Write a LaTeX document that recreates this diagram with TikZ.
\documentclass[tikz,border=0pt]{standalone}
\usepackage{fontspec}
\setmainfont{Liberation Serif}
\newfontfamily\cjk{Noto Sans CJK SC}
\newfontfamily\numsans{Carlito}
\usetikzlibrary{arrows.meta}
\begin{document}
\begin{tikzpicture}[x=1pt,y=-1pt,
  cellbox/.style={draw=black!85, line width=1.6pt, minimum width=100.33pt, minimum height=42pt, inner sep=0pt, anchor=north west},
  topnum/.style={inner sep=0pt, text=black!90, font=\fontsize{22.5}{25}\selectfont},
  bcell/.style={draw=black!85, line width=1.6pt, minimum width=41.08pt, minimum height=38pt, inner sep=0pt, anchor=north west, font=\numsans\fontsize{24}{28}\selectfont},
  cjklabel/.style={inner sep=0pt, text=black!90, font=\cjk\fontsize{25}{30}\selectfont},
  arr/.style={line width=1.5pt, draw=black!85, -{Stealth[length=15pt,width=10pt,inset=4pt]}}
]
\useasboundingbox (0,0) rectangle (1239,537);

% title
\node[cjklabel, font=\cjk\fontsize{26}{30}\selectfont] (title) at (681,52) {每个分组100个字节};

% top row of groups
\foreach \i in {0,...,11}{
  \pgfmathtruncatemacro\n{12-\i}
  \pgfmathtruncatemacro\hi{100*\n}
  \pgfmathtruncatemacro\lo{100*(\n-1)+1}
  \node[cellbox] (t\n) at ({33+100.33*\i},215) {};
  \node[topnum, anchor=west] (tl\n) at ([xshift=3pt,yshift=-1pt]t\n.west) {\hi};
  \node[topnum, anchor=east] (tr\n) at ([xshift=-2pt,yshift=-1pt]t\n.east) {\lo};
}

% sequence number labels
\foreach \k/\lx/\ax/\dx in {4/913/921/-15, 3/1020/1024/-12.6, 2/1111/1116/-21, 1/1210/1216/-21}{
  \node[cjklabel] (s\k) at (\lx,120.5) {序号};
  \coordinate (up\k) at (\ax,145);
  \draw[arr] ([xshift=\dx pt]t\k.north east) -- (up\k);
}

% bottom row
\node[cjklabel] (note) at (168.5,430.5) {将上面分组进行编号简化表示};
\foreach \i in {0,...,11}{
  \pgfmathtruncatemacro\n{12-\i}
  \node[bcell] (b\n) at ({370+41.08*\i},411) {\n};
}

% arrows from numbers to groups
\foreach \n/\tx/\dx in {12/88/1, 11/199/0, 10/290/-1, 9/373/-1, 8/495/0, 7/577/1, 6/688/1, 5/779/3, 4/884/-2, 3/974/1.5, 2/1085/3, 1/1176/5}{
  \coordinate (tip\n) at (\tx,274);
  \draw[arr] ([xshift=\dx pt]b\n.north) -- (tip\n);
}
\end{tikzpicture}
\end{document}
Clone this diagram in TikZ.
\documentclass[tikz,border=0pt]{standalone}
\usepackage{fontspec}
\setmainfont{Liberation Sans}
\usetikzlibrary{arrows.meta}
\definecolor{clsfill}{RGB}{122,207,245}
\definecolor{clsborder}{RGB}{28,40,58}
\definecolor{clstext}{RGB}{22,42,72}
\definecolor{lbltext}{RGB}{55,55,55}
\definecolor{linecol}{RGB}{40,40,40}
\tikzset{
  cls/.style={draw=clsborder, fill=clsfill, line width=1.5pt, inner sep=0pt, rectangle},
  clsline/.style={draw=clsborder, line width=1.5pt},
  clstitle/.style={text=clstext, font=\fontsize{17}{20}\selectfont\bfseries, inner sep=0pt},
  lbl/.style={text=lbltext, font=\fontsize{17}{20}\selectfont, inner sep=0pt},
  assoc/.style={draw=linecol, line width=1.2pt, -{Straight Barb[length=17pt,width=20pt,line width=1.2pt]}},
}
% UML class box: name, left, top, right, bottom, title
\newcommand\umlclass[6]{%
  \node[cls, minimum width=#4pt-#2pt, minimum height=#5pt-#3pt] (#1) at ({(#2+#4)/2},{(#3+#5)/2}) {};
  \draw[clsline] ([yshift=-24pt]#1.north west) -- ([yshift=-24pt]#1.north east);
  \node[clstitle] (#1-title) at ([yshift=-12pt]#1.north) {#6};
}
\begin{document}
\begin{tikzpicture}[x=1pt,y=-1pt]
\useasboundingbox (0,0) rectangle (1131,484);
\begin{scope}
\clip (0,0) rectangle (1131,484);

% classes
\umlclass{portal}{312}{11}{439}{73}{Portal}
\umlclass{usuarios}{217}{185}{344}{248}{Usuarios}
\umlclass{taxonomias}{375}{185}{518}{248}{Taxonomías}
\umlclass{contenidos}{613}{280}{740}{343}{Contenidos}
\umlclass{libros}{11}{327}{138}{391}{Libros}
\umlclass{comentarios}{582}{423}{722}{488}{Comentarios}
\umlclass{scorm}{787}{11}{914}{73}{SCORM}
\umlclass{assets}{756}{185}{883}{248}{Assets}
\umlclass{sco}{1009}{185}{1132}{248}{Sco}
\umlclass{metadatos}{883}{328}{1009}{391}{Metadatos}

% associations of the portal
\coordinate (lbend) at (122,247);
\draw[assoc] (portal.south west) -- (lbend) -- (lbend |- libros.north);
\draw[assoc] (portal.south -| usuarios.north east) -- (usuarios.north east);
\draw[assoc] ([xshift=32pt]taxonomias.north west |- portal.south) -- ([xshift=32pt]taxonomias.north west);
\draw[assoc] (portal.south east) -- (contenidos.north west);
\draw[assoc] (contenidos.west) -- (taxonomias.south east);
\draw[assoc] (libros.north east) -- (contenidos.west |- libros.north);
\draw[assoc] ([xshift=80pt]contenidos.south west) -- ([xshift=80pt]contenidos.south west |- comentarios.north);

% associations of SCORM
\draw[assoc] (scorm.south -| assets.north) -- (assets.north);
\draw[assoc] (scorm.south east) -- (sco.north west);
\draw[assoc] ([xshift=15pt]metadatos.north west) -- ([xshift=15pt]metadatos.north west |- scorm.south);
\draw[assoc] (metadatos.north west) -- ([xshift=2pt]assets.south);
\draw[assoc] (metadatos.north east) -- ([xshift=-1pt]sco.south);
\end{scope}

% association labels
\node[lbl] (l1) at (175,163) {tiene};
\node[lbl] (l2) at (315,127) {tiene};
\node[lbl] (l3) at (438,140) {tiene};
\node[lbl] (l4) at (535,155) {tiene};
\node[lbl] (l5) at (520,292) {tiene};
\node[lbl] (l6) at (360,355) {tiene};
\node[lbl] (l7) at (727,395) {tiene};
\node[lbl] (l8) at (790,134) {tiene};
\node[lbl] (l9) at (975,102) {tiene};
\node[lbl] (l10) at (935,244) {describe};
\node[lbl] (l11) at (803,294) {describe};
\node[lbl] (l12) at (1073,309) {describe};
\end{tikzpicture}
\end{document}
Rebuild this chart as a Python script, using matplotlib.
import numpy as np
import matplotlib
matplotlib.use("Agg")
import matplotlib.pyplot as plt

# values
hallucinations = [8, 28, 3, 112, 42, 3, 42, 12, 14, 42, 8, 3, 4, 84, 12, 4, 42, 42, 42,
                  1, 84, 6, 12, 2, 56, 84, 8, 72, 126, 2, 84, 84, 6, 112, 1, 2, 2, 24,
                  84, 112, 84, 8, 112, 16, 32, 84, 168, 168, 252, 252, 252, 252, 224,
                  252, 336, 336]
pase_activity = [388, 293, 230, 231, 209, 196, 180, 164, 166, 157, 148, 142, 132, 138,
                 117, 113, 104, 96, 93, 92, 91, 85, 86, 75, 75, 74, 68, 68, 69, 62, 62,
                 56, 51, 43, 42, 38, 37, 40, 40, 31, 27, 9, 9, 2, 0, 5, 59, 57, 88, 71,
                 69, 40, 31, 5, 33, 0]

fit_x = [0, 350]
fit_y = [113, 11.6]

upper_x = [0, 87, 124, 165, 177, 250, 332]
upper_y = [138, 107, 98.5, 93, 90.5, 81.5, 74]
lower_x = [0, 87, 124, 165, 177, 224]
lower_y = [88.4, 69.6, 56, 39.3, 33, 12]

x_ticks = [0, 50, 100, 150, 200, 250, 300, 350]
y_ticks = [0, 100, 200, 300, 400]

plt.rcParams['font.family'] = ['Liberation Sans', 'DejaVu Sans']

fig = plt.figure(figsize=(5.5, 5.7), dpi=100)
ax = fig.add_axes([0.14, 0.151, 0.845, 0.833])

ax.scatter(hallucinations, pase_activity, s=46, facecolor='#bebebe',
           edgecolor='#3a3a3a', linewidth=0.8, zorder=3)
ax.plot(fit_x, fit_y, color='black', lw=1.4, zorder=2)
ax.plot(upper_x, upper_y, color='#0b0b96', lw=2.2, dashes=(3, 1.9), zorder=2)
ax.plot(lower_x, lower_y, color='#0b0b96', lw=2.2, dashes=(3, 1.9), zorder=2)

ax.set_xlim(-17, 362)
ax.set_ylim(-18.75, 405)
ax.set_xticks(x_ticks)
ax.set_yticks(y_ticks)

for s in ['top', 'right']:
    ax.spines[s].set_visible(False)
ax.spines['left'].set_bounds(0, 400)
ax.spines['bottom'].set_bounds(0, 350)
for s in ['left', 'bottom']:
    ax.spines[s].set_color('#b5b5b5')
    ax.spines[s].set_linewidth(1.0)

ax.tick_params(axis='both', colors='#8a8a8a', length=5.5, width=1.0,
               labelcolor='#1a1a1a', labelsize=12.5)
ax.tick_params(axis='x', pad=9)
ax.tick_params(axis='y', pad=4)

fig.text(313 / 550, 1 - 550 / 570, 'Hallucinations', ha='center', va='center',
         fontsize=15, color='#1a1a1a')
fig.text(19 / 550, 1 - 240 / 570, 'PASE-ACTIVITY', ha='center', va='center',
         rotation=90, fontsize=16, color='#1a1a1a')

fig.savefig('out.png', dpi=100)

════

_THE REQUEST:_
Reproduce, exactly as written, the stretch of lines whose first line is the one with "Rebuild this chart" and whose last line is the one with "fit_y = [113, 11.6]".

_WRITTEN SOLUTION:_
Rebuild this chart as a Python script, using matplotlib.
import numpy as np
import matplotlib
matplotlib.use("Agg")
import matplotlib.pyplot as plt

# values
hallucinations = [8, 28, 3, 112, 42, 3, 42, 12, 14, 42, 8, 3, 4, 84, 12, 4, 42, 42, 42,
                  1, 84, 6, 12, 2, 56, 84, 8, 72, 126, 2, 84, 84, 6, 112, 1, 2, 2, 24,
                  84, 112, 84, 8, 112, 16, 32, 84, 168, 168, 252, 252, 252, 252, 224,
                  252, 336, 336]
pase_activity = [388, 293, 230, 231, 209, 196, 180, 164, 166, 157, 148, 142, 132, 138,
                 117, 113, 104, 96, 93, 92, 91, 85, 86, 75, 75, 74, 68, 68, 69, 62, 62,
                 56, 51, 43, 42, 38, 37, 40, 40, 31, 27, 9, 9, 2, 0, 5, 59, 57, 88, 71,
                 69, 40, 31, 5, 33, 0]

fit_x = [0, 350]
fit_y = [113, 11.6]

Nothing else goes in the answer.